-- BEGIN Recorded data --
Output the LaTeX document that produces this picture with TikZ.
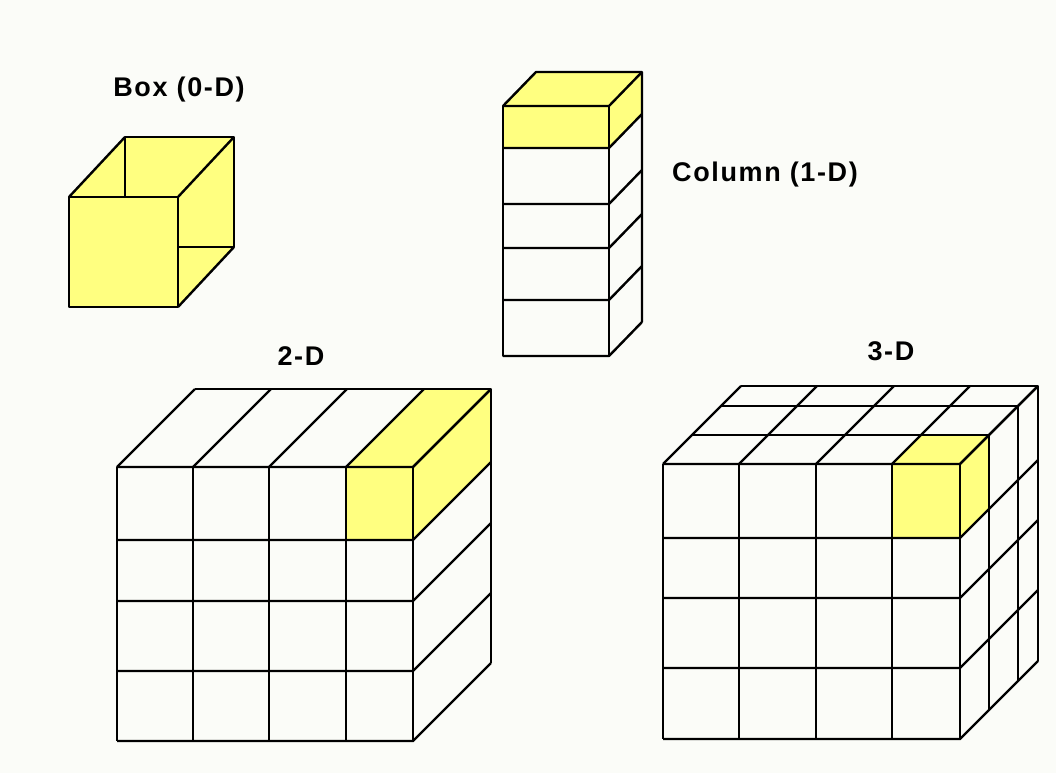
\documentclass[tikz,border=0pt]{standalone}
\usepackage{fontspec}
\setmainfont{Liberation Sans}[LetterSpace=6]
\definecolor{paleyellow}{RGB}{255,255,128}
\definecolor{paper}{RGB}{251,252,248}
\begin{document}
\begin{tikzpicture}[x=1pt, y=-1pt, line width=2.4pt, line join=round,
  every node/.style={inner sep=0pt, anchor=base, font=\fontsize{27}{32}\selectfont\bfseries},
  lit/.style={fill=paleyellow, draw=none}]
  \fill[paper] (0,0) rectangle (1056,773);
  \useasboundingbox (0,0) rectangle (1056,773);
  % labels
  \node (box) at (179,96) {Box (0-D)};
  \node (column) at (765,181) {Column (1-D)};
  \node (twoD) at (301,365) {2-D};
  \node (threeD) at (891,360) {3-D};
  % box
  \fill[lit] (69,197) -- (125,137) -- (234,137) -- (234,247) -- (178,307) -- (69,307) -- cycle;
  \draw (69,197) rectangle (178,307);
  \draw (125,197) -- (125,137) -- (234,137) -- (234,247) -- (178,247);
  \draw (69,197) -- (125,137) (178,197) -- (234,137) (178,307) -- (234,247);
  % column
  \fill[lit] (503,106) rectangle (609,148);
  \fill[lit] (503,106) -- (536,72) -- (642,72) -- (642,114) -- (609,148) -- (609,106) -- cycle;
  \draw (503,106) rectangle (609,356);
  \draw (503,106) -- (536,72) -- (642,72) -- (642,322);
  \foreach \y in {106,148,204,248,300,356} {
    \draw (503,\y) -- (609,\y) -- ++(33,-34);
  }
  % 2-D
  \fill[lit] (346,467) rectangle (413,540);
  \fill[lit] (346,467) -- (424,389) -- (491,389) -- (491,462) -- (413,540) -- (413,467) -- cycle;
  \foreach \x in {117,193,269,346,413} {
    \draw (\x,467) -- (\x,741);
    \draw (\x,467) -- ++(78,-78);
  }
  \foreach \y in {467,540,601,671,741} {
    \draw (117,\y) -- (413,\y) -- ++(78,-78);
  }
  \draw (195,389) -- (491,389) -- (491,663);
  % 3-D
  \fill[lit] (892,464) rectangle (960,538);
  \fill[lit] (892,464) -- (921,435) -- (989,435) -- (989,509) -- (960,538) -- (960,464) -- cycle;
  \foreach \x in {663,739,816,892,960} {
    \draw (\x,464) -- (\x,739);
    \draw (\x,464) -- ++(78,-78);
  }
  \foreach \y in {464,538,598,668,739} {
    \draw (663,\y) -- (960,\y) -- ++(78,-78);
  }
  \foreach \d in {29,58,78} {
    \draw (663+\d,464-\d) -- (960+\d,464-\d) -- (960+\d,739-\d);
  }
\end{tikzpicture}
\end{document}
-- END Recorded data --
Work to do:
Please write out all the data again word for word, but not the pictures.

Response to the exercise:
Output the LaTeX document that produces this picture with TikZ.
\documentclass[tikz,border=0pt]{standalone}
\usepackage{fontspec}
\setmainfont{Liberation Sans}[LetterSpace=6]
\definecolor{paleyellow}{RGB}{255,255,128}
\definecolor{paper}{RGB}{251,252,248}
\begin{document}
\begin{tikzpicture}[x=1pt, y=-1pt, line width=2.4pt, line join=round,
  every node/.style={inner sep=0pt, anchor=base, font=\fontsize{27}{32}\selectfont\bfseries},
  lit/.style={fill=paleyellow, draw=none}]
  \fill[paper] (0,0) rectangle (1056,773);
  \useasboundingbox (0,0) rectangle (1056,773);
  % labels
  \node (box) at (179,96) {Box (0-D)};
  \node (column) at (765,181) {Column (1-D)};
  \node (twoD) at (301,365) {2-D};
  \node (threeD) at (891,360) {3-D};
  % box
  \fill[lit] (69,197) -- (125,137) -- (234,137) -- (234,247) -- (178,307) -- (69,307) -- cycle;
  \draw (69,197) rectangle (178,307);
  \draw (125,197) -- (125,137) -- (234,137) -- (234,247) -- (178,247);
  \draw (69,197) -- (125,137) (178,197) -- (234,137) (178,307) -- (234,247);
  % column
  \fill[lit] (503,106) rectangle (609,148);
  \fill[lit] (503,106) -- (536,72) -- (642,72) -- (642,114) -- (609,148) -- (609,106) -- cycle;
  \draw (503,106) rectangle (609,356);
  \draw (503,106) -- (536,72) -- (642,72) -- (642,322);
  \foreach \y in {106,148,204,248,300,356} {
    \draw (503,\y) -- (609,\y) -- ++(33,-34);
  }
  % 2-D
  \fill[lit] (346,467) rectangle (413,540);
  \fill[lit] (346,467) -- (424,389) -- (491,389) -- (491,462) -- (413,540) -- (413,467) -- cycle;
  \foreach \x in {117,193,269,346,413} {
    \draw (\x,467) -- (\x,741);
    \draw (\x,467) -- ++(78,-78);
  }
  \foreach \y in {467,540,601,671,741} {
    \draw (117,\y) -- (413,\y) -- ++(78,-78);
  }
  \draw (195,389) -- (491,389) -- (491,663);
  % 3-D
  \fill[lit] (892,464) rectangle (960,538);
  \fill[lit] (892,464) -- (921,435) -- (989,435) -- (989,509) -- (960,538) -- (960,464) -- cycle;
  \foreach \x in {663,739,816,892,960} {
    \draw (\x,464) -- (\x,739);
    \draw (\x,464) -- ++(78,-78);
  }
  \foreach \y in {464,538,598,668,739} {
    \draw (663,\y) -- (960,\y) -- ++(78,-78);
  }
  \foreach \d in {29,58,78} {
    \draw (663+\d,464-\d) -- (960+\d,464-\d) -- (960+\d,739-\d);
  }
\end{tikzpicture}
\end{document}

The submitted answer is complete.